▶ _Excerpted data_:
------------------------------------------------------------
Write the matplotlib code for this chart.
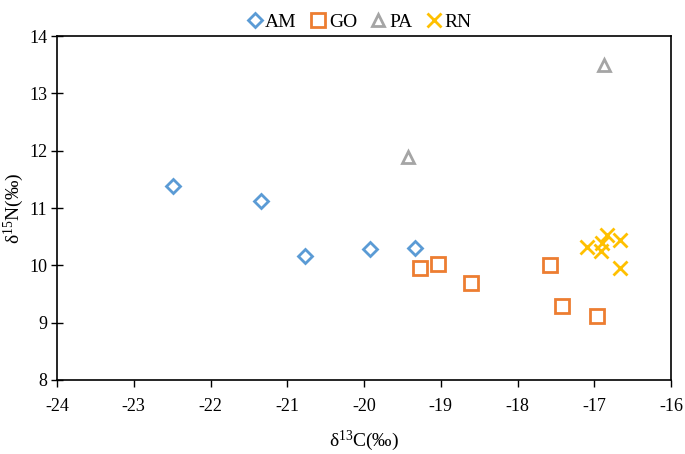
------------------------------------------------------------
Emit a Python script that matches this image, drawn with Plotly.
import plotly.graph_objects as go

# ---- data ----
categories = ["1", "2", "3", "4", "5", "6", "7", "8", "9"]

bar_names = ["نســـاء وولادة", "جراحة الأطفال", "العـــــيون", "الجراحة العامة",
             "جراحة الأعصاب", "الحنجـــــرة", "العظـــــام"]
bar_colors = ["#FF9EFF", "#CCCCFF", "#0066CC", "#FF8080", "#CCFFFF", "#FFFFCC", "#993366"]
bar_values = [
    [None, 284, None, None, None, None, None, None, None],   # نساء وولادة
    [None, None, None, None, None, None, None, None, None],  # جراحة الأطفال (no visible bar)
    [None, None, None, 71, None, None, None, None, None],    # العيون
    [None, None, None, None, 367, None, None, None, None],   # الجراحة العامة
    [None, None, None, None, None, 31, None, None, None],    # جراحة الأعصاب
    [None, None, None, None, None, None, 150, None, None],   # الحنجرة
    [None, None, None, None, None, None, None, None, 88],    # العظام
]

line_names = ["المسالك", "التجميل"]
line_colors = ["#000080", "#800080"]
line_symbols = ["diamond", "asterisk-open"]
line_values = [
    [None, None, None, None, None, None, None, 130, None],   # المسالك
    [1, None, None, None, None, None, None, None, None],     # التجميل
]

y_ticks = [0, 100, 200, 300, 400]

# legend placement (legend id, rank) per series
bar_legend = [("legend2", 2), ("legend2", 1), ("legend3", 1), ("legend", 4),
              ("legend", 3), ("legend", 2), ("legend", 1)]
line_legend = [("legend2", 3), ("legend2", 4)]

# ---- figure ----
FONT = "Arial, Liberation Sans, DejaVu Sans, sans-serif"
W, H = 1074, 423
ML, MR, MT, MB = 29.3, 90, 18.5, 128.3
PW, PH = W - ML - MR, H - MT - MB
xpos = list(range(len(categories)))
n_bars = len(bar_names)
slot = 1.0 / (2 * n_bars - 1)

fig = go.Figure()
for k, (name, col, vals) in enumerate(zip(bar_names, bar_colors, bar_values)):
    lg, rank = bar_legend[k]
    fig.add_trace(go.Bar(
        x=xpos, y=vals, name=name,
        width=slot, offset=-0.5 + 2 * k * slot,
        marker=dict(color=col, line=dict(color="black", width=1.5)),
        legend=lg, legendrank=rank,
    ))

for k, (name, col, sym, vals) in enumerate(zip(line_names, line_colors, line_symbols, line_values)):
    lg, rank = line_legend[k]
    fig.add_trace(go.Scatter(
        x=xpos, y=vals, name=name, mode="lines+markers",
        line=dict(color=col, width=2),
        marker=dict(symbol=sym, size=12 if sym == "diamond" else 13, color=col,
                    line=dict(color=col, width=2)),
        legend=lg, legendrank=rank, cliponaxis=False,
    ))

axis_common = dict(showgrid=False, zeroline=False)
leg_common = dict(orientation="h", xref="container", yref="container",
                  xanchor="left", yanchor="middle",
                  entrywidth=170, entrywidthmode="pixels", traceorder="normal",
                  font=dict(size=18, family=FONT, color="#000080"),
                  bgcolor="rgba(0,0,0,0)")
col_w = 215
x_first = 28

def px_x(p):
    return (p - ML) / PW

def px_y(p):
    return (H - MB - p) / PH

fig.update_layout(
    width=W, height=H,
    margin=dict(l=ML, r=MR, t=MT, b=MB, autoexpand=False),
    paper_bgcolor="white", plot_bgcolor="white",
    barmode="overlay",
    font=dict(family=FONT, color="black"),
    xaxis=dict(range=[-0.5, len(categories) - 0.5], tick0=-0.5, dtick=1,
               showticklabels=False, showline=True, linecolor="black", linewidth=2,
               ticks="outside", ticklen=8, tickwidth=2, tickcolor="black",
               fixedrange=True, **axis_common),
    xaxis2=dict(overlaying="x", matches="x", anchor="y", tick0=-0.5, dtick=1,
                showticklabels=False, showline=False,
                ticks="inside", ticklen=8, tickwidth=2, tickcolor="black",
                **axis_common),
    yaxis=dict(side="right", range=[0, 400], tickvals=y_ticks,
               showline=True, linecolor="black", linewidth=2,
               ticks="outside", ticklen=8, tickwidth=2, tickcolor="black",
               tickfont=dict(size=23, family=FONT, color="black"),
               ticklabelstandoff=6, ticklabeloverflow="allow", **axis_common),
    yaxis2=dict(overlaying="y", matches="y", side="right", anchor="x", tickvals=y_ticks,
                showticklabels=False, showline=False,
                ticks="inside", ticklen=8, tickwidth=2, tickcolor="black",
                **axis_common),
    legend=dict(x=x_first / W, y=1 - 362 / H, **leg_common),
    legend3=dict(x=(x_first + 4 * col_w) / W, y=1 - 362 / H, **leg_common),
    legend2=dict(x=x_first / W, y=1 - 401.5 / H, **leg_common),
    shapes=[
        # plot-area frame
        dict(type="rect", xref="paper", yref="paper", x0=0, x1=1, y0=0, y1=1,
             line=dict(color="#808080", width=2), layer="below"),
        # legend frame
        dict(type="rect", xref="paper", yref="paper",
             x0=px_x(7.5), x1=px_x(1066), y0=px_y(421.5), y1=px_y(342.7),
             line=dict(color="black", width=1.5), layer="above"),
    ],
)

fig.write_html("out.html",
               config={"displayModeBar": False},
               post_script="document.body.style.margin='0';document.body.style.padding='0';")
------------------------------------------------------------
▶ _Written problem_:
Scan the listing above. Collect all lines with the word "this".

▶ _Complete output_:
Write the matplotlib code for this chart.
Emit a Python script that matches this image, drawn with Plotly.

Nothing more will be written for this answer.